Fri Sep 16 17:28:08 CDT 2011

On Sep 16, 2011, at 4:13 PM, Vijay S. Mahadevan wrote:

> I've always understood nonlinear Richardson to solve a problem A(x) x
> = b as using a linearization and reformulating as
> 
> A(x_n) \delta x_n+1 = r_n,  where r_n = b - A(x_n) x_n, \delta x_n+1 =
> x_n+1 - x_n
> 
> In essence, when A(x_n) contains the exact A evaluated at x_n, it
> simplifies to the standard Newton iteration.

   Yes, this is another valid "generalization" of nonlinear Richardson but it does assume a particular form of the algebraic equations that we don't need.

   But this is actually never Newton: if F(x) = A(x) x - b then J_F(x) = A(x) + J_A(x)x  so Just using A(x_n) will never give you Newton. But yes is commonly done because it doesn't require the horrible computation of J_A(x). In fact I was at a recent Ph D. defense where this was done (and in that case was much slower than doing Newton). 

   Barry

> But when A contains only
> parts of the true A, I understand it to be a nonlinear fixed point
> iteration. This is quite often done with multiphysics problems where
> say with two physics nonlinearly coupled to each other, the true
> jacobian operator (exact newton) is
> 
> A = [ W X ;
>        Y Z ;]
> 
> But with A = [ W 0;
>                     0  Z;]
> 
> it still converges, conditionally to the same solution as exact
> newton. Variations for A yield different rates of convergence. When
> A=1, you get the classical Picard iteration that Matt mentioned (?).
> 
> I like this formulation because it allows the control of including the
> stiff physics and using other algebraic/physics-based preconditioners
> on top of that.
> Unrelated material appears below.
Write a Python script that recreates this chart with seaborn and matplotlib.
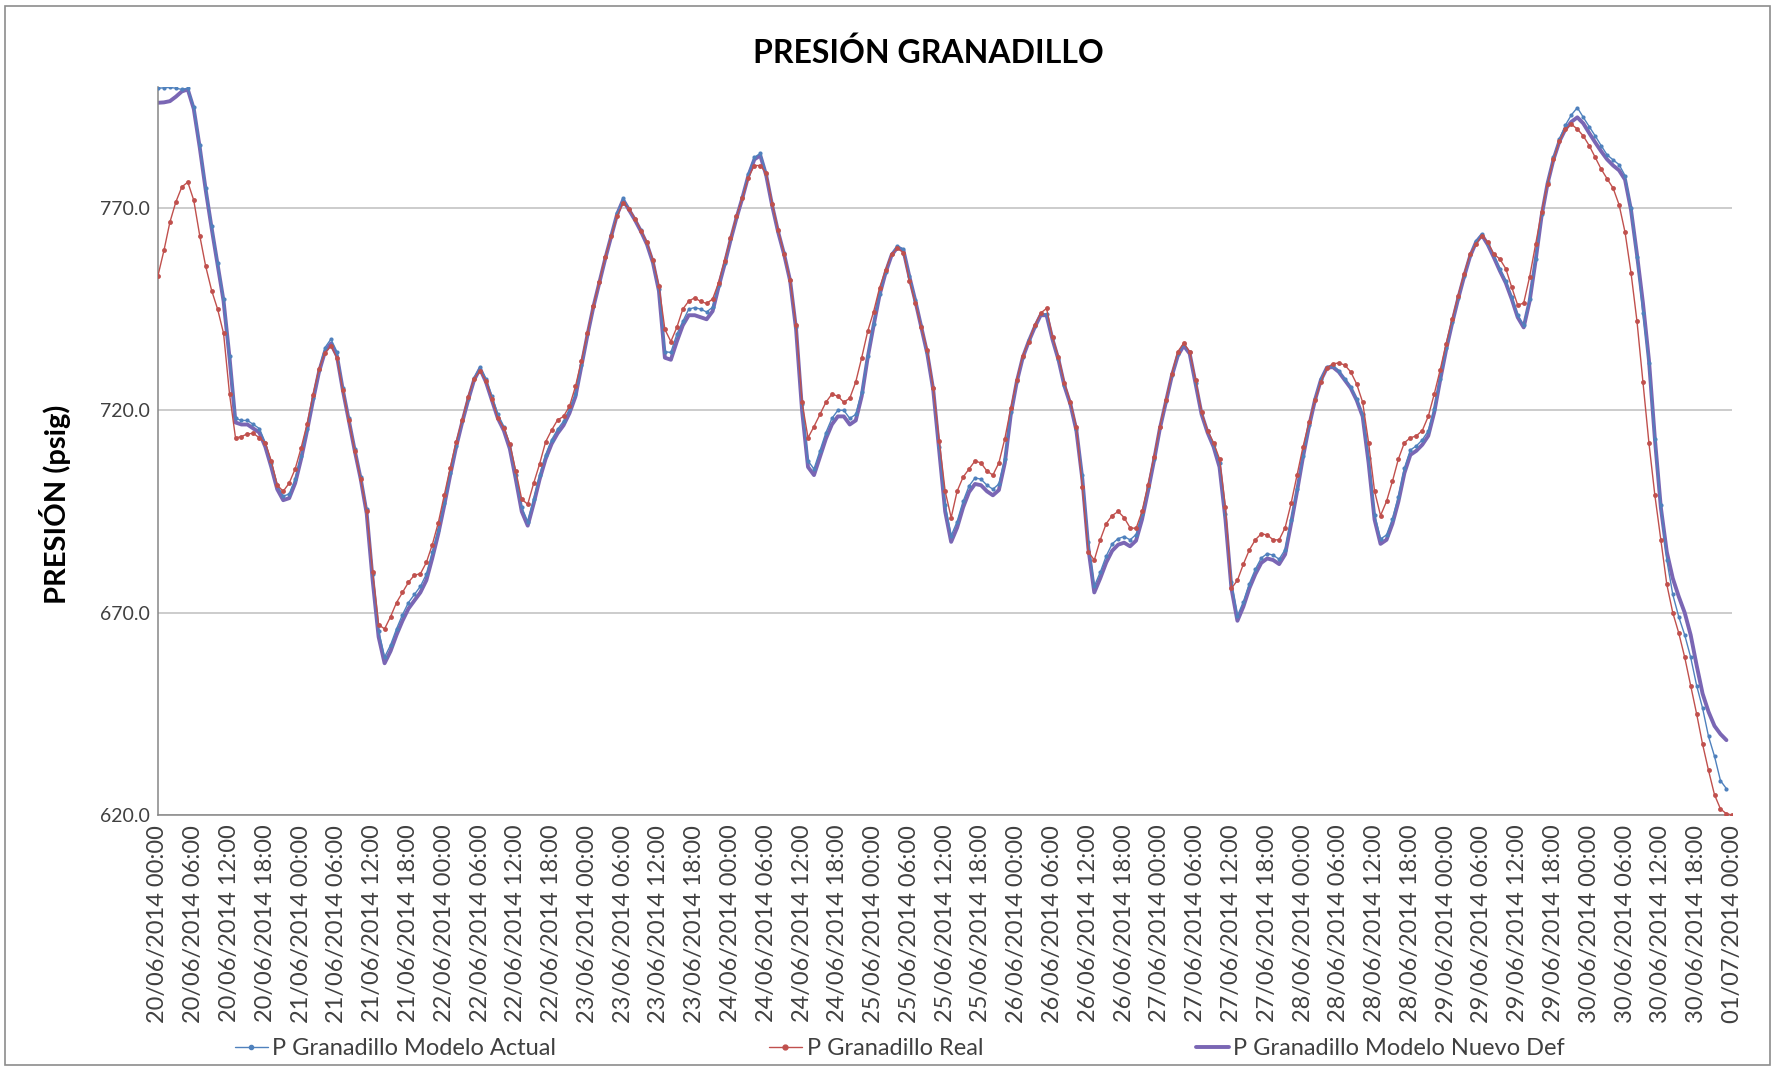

I am not sure if this is the standard way of writing
> out nonlinear Richardson or Picard and sorry for adding to the
> confusion ! Just my 2 cents.
> 
> Vijay
> 
> On Fri, Sep 16, 2011 at 8:35 PM, Jed Brown <jedbrown at mcs.anl.gov> wrote:
>> On Fri, Sep 16, 2011 at 22:14, Matthew Knepley <knepley at gmail.com> wrote:
>>> 
>>> Water Resources is your standard for mathematical terminology?
>> 
>> It's the whole first page of results for each query.
>> More seriously though, what is the problem with
>> x_{n+1} = A(x_n)^{-1} b
>> being a valid fixed-point iteration?